→ Work to complete:
Without including the pictures, copy out every line below.

→ Information shown:
[Start]

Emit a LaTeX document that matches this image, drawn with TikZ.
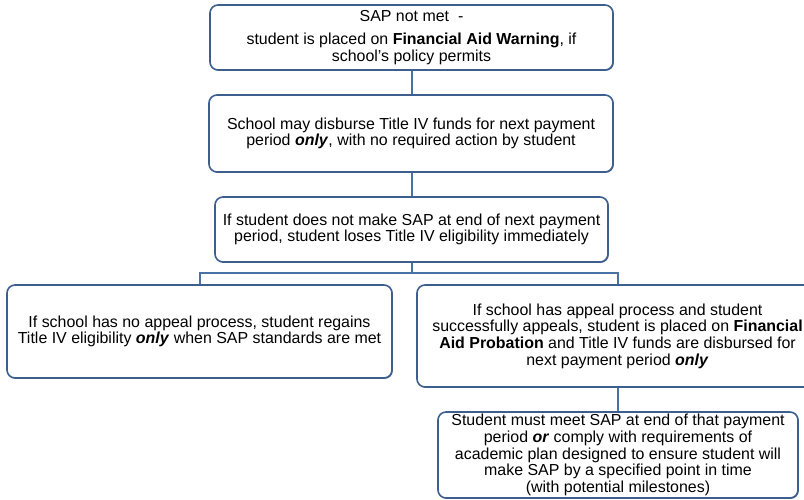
\documentclass[tikz,border=0pt]{standalone}
\usepackage{fontspec}
\setmainfont{Liberation Sans}
\usetikzlibrary{shadows}
\definecolor{boxline}{HTML}{3D5F8E}
\definecolor{conn}{HTML}{4872A6}
\begin{document}
\begin{tikzpicture}[x=1bp,y=-1bp,
  box/.style={draw=boxline, line width=1.6bp, rounded corners=8bp, fill=white,
    align=center, inner sep=1bp, font=\fontsize{16}{16.8}\selectfont,
    drop shadow={shadow xshift=0.8bp, shadow yshift=-0.8bp, fill=boxline!80!black, opacity=0.8}},
  link/.style={draw=conn, line width=1.6bp}]
\useasboundingbox (0,0) rectangle (804,500);
\begin{scope}
\clip (0,0) rectangle (804,500);
\node[box, minimum width=403bp, minimum height=65bp] (b1) at (411.5,37.5)
  {SAP not met\ \ -\\[6bp] student is placed on \textbf{Financial Aid Warning}, if\\ school’s policy permits};
\node[box, minimum width=404bp, minimum height=77bp] (b2) at (411,133.5)
  {School may disburse Title IV funds for next payment\\ period \textbf{\textit{only}}, with no required action by student};
\node[box, minimum width=393bp, minimum height=65bp] (b3) at (411.5,229.5)
  {If student does not make SAP at end of next payment\\ period, student loses Title IV eligibility immediately};
\node[box, minimum width=385bp, minimum height=93bp] (b4) at (199.5,331.5)
  {If school has no appeal process, student regains\\ Title IV eligibility \textbf{\textit{only}} when SAP standards are met};
\node[box, minimum width=401bp, minimum height=102bp] (b5) at (617.5,336)
  {If school has appeal process and student\\ successfully appeals, student is placed on \textbf{Financial}\\ \textbf{Aid Probation} and Title IV funds are disbursed for\\ next payment period \textbf{\textit{only}}};
\node[box, minimum width=360bp, minimum height=86bp] (b6) at (618,455)
  {Student must meet SAP at end of that payment\\ period \textbf{\textit{or}} comply with requirements of\\ academic plan designed to ensure student will\\ make SAP by a specified point in time\\ (with potential milestones)};
\coordinate (j) at (412,273);
\coordinate (jl) at (200,273);
\coordinate (jr) at (618,273);
\draw[link] (b1.south -| 412,0) -- (b2.north -| 412,0);
\draw[link] (b2.south -| 412,0) -- (b3.north -| 412,0);
\draw[link] (b3.south -| 412,0) -- (j);
\draw[link] (b4.north -| jl) -- (jl) -- (jr) -- (b5.north -| jr);
\draw[link] (b5.south -| 618,0) -- (b6.north -| 618,0);
\end{scope}
\end{tikzpicture}
\end{document}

[End]

→ Task result:
Emit a LaTeX document that matches this image, drawn with TikZ.
\documentclass[tikz,border=0pt]{standalone}
\usepackage{fontspec}
\setmainfont{Liberation Sans}
\usetikzlibrary{shadows}
\definecolor{boxline}{HTML}{3D5F8E}
\definecolor{conn}{HTML}{4872A6}
\begin{document}
\begin{tikzpicture}[x=1bp,y=-1bp,
  box/.style={draw=boxline, line width=1.6bp, rounded corners=8bp, fill=white,
    align=center, inner sep=1bp, font=\fontsize{16}{16.8}\selectfont,
    drop shadow={shadow xshift=0.8bp, shadow yshift=-0.8bp, fill=boxline!80!black, opacity=0.8}},
  link/.style={draw=conn, line width=1.6bp}]
\useasboundingbox (0,0) rectangle (804,500);
\begin{scope}
\clip (0,0) rectangle (804,500);
\node[box, minimum width=403bp, minimum height=65bp] (b1) at (411.5,37.5)
  {SAP not met\ \ -\\[6bp] student is placed on \textbf{Financial Aid Warning}, if\\ school’s policy permits};
\node[box, minimum width=404bp, minimum height=77bp] (b2) at (411,133.5)
  {School may disburse Title IV funds for next payment\\ period \textbf{\textit{only}}, with no required action by student};
\node[box, minimum width=393bp, minimum height=65bp] (b3) at (411.5,229.5)
  {If student does not make SAP at end of next payment\\ period, student loses Title IV eligibility immediately};
\node[box, minimum width=385bp, minimum height=93bp] (b4) at (199.5,331.5)
  {If school has no appeal process, student regains\\ Title IV eligibility \textbf{\textit{only}} when SAP standards are met};
\node[box, minimum width=401bp, minimum height=102bp] (b5) at (617.5,336)
  {If school has appeal process and student\\ successfully appeals, student is placed on \textbf{Financial}\\ \textbf{Aid Probation} and Title IV funds are disbursed for\\ next payment period \textbf{\textit{only}}};
\node[box, minimum width=360bp, minimum height=86bp] (b6) at (618,455)
  {Student must meet SAP at end of that payment\\ period \textbf{\textit{or}} comply with requirements of\\ academic plan designed to ensure student will\\ make SAP by a specified point in time\\ (with potential milestones)};
\coordinate (j) at (412,273);
\coordinate (jl) at (200,273);
\coordinate (jr) at (618,273);
\draw[link] (b1.south -| 412,0) -- (b2.north -| 412,0);
\draw[link] (b2.south -| 412,0) -- (b3.north -| 412,0);
\draw[link] (b3.south -| 412,0) -- (j);
\draw[link] (b4.north -| jl) -- (jl) -- (jr) -- (b5.north -| jr);
\draw[link] (b5.south -| 618,0) -- (b6.north -| 618,0);
\end{scope}
\end{tikzpicture}
\end{document}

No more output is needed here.